By analysis of Pd-catalyzed hydrogenation sequence of C=C and C=N bonds of vinylogous iminium intermediate, we envisioned that there might be three possible paths.¹³ Path A: 1,2-hydride addition and isomerization to form indole, and then acid activated indole hydrogenation. Path B: 3,4-hydride addition and isomerization to form indole, as well as acid activated indole hydrogenation. Path C: 1,4-hydride addition to form indole followed by acid activated indole hydrogenation. To shed light on the reaction mechanism, we performed three isotopic labeling experiments with deuterated solvent and deuterium gas, respectively (Scheme 2).¹³ When the hydrogenation was carried out in deuterated TFE for 18.5 h, full conversion was attained with 2a as the product. One deuterium atom was detected at the 3-position with 94% incorporation (eqn 3). When the hydrogenation reaction was stopped at 2.5 h, 3 and 2a were obtained at a ratio of 85/15; ¹H NMR analysis of the isolated indole 3 showed no deuterium atom was incorporated at the benzylic position (eqn 4).

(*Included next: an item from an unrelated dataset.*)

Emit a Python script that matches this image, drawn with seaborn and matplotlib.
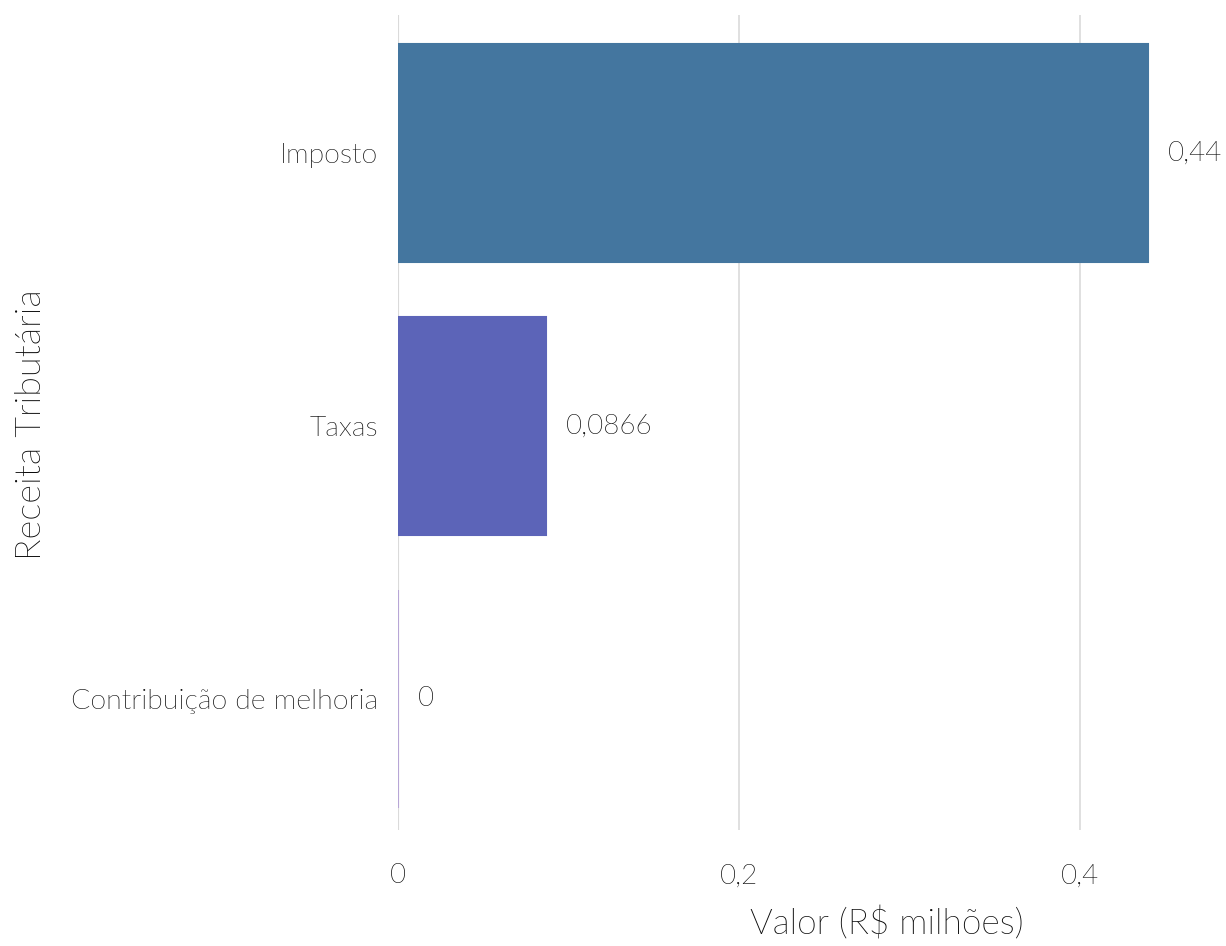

When 1a was treated with D₂, 2a was obtained with 97% and 91% incorporation of deuterium at 2- and benzylic position, respectively (eqn 5).

Scheme 2 Deuterium-labeling studies.

With path A, when deuterium gas is used, only one deuterium atom should be incorporated to the 2 position of indoline 2. The incorporation of two deuterium atoms in the product excludes this path (Scheme 2, eqn 5). For the paths B and C, isotopic labeling experiments cannot completely differentiate. Path C is more favorable in thermodynamics than path B because of rapid recovery of aromatization. Hence, the hydrogenation sequence of the C=C and C=N bonds of the iminium intermediate could be determined as 1,4-hydride addition followed by 1,2-hydride addition (Scheme 3). The first hydrogen molecule could be readily added to the vinylogous iminium through 1,4-hydride addition to form 2,3-disubstituted indole and thus recovered its aromaticity. The further hydrogenation of the indole must be activated by strong Brønsted acid to form an iminium intermediate, which was hydrogenated via1,2-hydride addition as disclosed in our previous work.⁹

Scheme 3 Proposed process of 3-(α-hydroxyalkyl)indoles hydrogenation.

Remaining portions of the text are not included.